Until life can go back to normal, Meagher wanted to remind those over the age of 60 living in Nassau County that the Glen Cove Senior Center is still active, despite the facility being closed. There are currently programs from social clubs, classes, games and exercise sessions being run virtually by the center, as well as the delivery of prepared meals. 

“Veterans are at a high risk and a lot of it is based on a couple of things,” Tony Jimenez, the director of the City of Glen Cove Veterans Affairs, said. “One is any trauma that they might have come across during their military careers and that has a great effect.”

Jimenez said that often when soldiers come home from war, they are in a state of denial, believing that they could handle anything they are facing by themselves. Veterans may also struggle after coming home from war to changes in their household, communities and their life going forward.

“Sometimes it just snowballs into them determining that life isn’t just worth living and so we have to first of all let the troops know that there is help out there,” Jimenez said. “War is hell. It changes everybody. There is nobody that doesn’t get changed if they’ve been in a war.”

According to the QPR course, which was developed by clinical psychologist Dr. Paul Quinnett, high risk groups include those who have lost a loved one to suicide and those who have the “means” to end their lives, including police officers with access to firearms. Also, those suffering with depression, alcohol or drug addiction, are experiencing an inability to sleep or have suffered a trauma or experienced bullying. 

People thinking about ending their life could give a direct verbal cue, such as “I wish I were dead,” or an indirect cue such as “Pretty soon you won’t have to worry about me.” They may also begin giving away possessions, getting their affairs in order or are experiencing a significant life event, such as the loss of a job or a diagnosis of a terminal illness.

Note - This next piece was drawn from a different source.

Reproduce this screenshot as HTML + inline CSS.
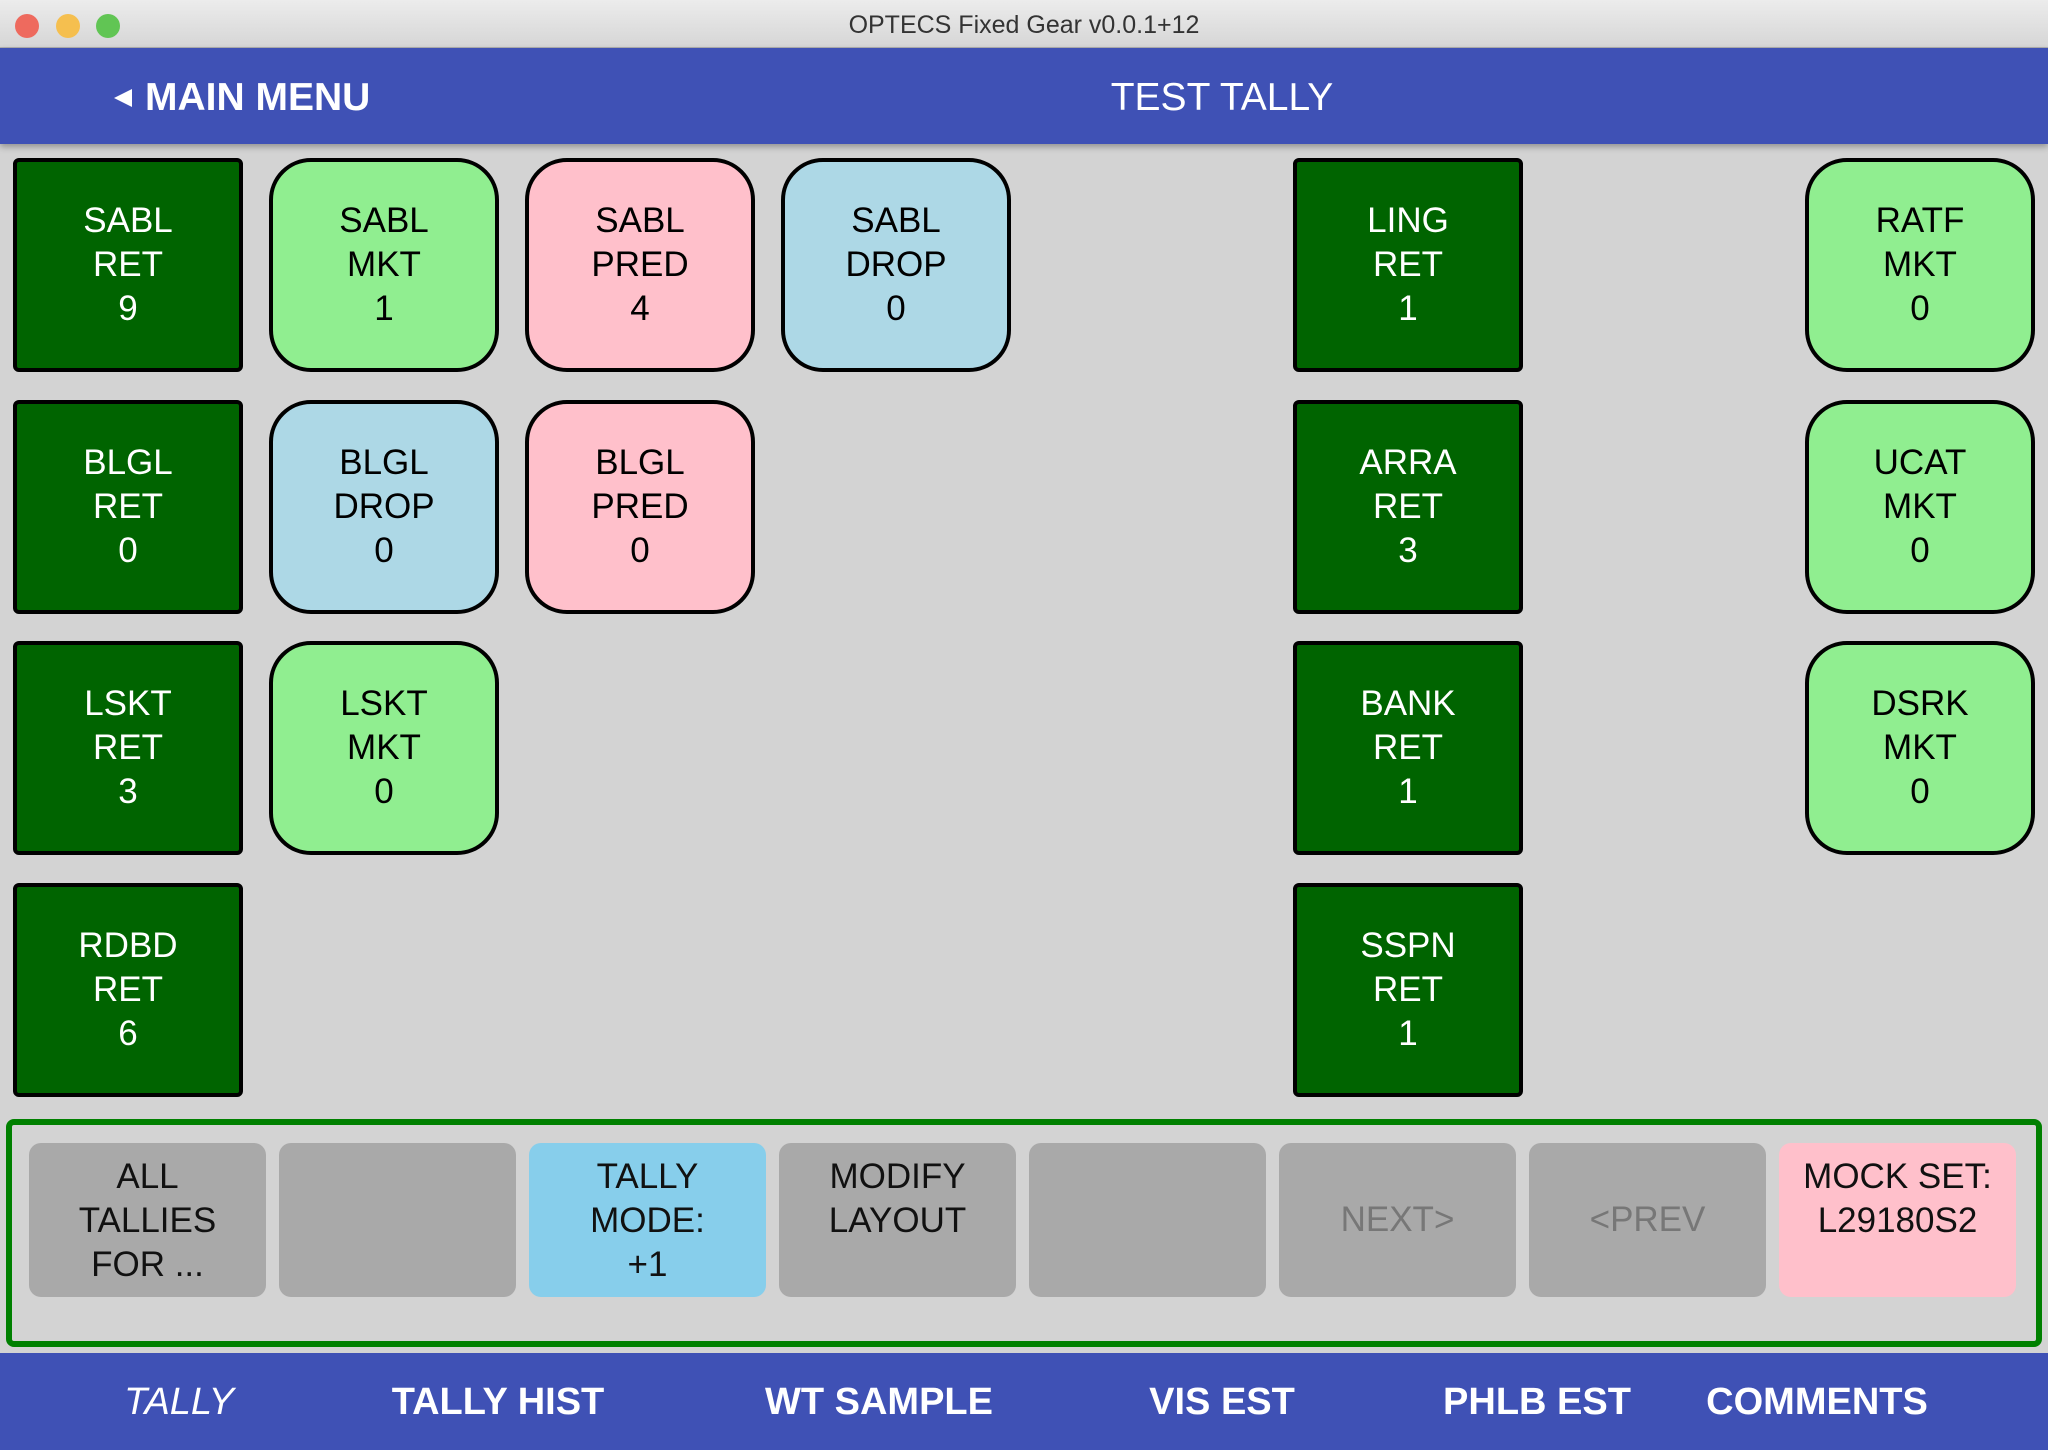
<!DOCTYPE html>
<html><head><style>
*{margin:0;padding:0;box-sizing:border-box}
body{width:2048px;height:1450px;background:#d3d3d3;font-family:"Liberation Sans",sans-serif;position:relative;overflow:hidden}
.abs{position:absolute}
.title{left:0;top:0;width:2048px;height:48px;background:linear-gradient(#ececec,#d6d6d6);border-bottom:1px solid #b0b0b0;text-align:center;font-size:25px;line-height:50px;color:#333}
.dot{width:24px;height:24px;border-radius:50%;top:14px}
.hdr{left:0;top:48px;width:2048px;height:96px;background:#3f51b5;box-shadow:0 3px 6px rgba(0,0,0,.3)}
.t{width:230px;height:214px;border:4px solid #000;display:flex;align-items:center;justify-content:center;text-align:center;font-size:35px;line-height:44px}
.r{background:#006400;color:#fff;border-radius:6px}
.m{background:#90ee90;border-radius:42px}
.p{background:#ffc0cb;border-radius:42px}
.d{background:#add8e6;border-radius:42px}
.b{width:237px;height:154px;top:1143px;border-radius:12px;background:#a9a9a9;display:flex;align-items:flex-start;padding-top:12px;justify-content:center;text-align:center;font-size:35px;line-height:44px;color:#111}
.c{align-items:center;padding-top:0}
.nav{left:0;top:1353px;width:2048px;height:97px;background:#3f51b5}
.n{top:1381px;font-size:38px;font-weight:bold;color:#fff;transform:translateX(-50%);white-space:nowrap}
</style></head><body>
<div class="abs title">OPTECS Fixed Gear v0.0.1+12</div>
<div class="abs dot" style="left:15px;background:#ee6a5e"></div>
<div class="abs dot" style="left:56px;background:#f5bf4f"></div>
<div class="abs dot" style="left:96px;background:#61c554"></div>
<div class="abs hdr"></div>
<div class="abs" style="left:114px;top:89px;width:0;height:0;border-top:9px solid transparent;border-bottom:9px solid transparent;border-right:18px solid #fff"></div>
<div class="abs" style="left:145px;top:76px;font-size:39px;font-weight:bold;color:#fff">MAIN MENU</div>
<div class="abs" style="left:1222px;top:76px;transform:translateX(-50%);font-size:39px;color:#fff">TEST TALLY</div>

<div class="abs t r" style="left:13px;top:158px">SABL<br>RET<br>9</div>
<div class="abs t m" style="left:269px;top:158px">SABL<br>MKT<br>1</div>
<div class="abs t p" style="left:525px;top:158px">SABL<br>PRED<br>4</div>
<div class="abs t d" style="left:781px;top:158px">SABL<br>DROP<br>0</div>
<div class="abs t r" style="left:1293px;top:158px">LING<br>RET<br>1</div>
<div class="abs t m" style="left:1805px;top:158px">RATF<br>MKT<br>0</div>

<div class="abs t r" style="left:13px;top:400px">BLGL<br>RET<br>0</div>
<div class="abs t d" style="left:269px;top:400px">BLGL<br>DROP<br>0</div>
<div class="abs t p" style="left:525px;top:400px">BLGL<br>PRED<br>0</div>
<div class="abs t r" style="left:1293px;top:400px">ARRA<br>RET<br>3</div>
<div class="abs t m" style="left:1805px;top:400px">UCAT<br>MKT<br>0</div>

<div class="abs t r" style="left:13px;top:641px">LSKT<br>RET<br>3</div>
<div class="abs t m" style="left:269px;top:641px">LSKT<br>MKT<br>0</div>
<div class="abs t r" style="left:1293px;top:641px">BANK<br>RET<br>1</div>
<div class="abs t m" style="left:1805px;top:641px">DSRK<br>MKT<br>0</div>

<div class="abs t r" style="left:13px;top:883px">RDBD<br>RET<br>6</div>
<div class="abs t r" style="left:1293px;top:883px">SSPN<br>RET<br>1</div>

<div class="abs" style="left:6px;top:1119px;width:2036px;height:228px;border:6px solid #008000;border-radius:8px"></div>
<div class="abs b" style="left:29px">ALL<br>TALLIES<br>FOR ...</div>
<div class="abs b" style="left:279px"></div>
<div class="abs b" style="left:529px;background:#87ceeb">TALLY<br>MODE:<br>+1</div>
<div class="abs b" style="left:779px">MODIFY<br>LAYOUT</div>
<div class="abs b" style="left:1029px"></div>
<div class="abs b c" style="left:1279px;color:#777">NEXT&gt;</div>
<div class="abs b c" style="left:1529px;color:#777">&lt;PREV</div>
<div class="abs b" style="left:1779px;background:#ffc0cb">MOCK SET:<br>L29180S2</div>

<div class="abs nav"></div>
<div class="abs n" style="left:179px;font-weight:normal;font-style:italic">TALLY</div>
<div class="abs n" style="left:498px">TALLY HIST</div>
<div class="abs n" style="left:879px">WT SAMPLE</div>
<div class="abs n" style="left:1222px">VIS EST</div>
<div class="abs n" style="left:1537px">PHLB EST</div>
<div class="abs n" style="left:1817px">COMMENTS</div>
</body></html>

People concerned about a colleague, neighbor, friend or family member should approach the person in private and make sure they have plenty of time to talk.  Resources, such as phone numbers, counselor names and other helpful sources of information, should be on hand and an expression of hope should be offered to the person if they are in a state of crisis.

Following the expression of hope, the person who is concerned should ask the person at risk the following questions: “Will you go with me to get help?” or “Will you let me help you get help?” 

A concerned person should get others involved to get the person through this period of their life. Any faith leaders and close family and friends should be informed. Following up on the person is also important, according to the presentation.

Ann Morrison, the Long Island area director for the American Foundation for Suicide Prevention, said programs like this one at the Bayville Free Library are essential in order to prevent suicide.

“We are seeing that people are more attuned to their mental health because of the isolation,” Morrison said. “Yes people are isolated and are feeling that isolation, but we’re seeing more people being attuned to that, so that more people are reaching out to look for what they can do to help their employees, what they can do to help their students.”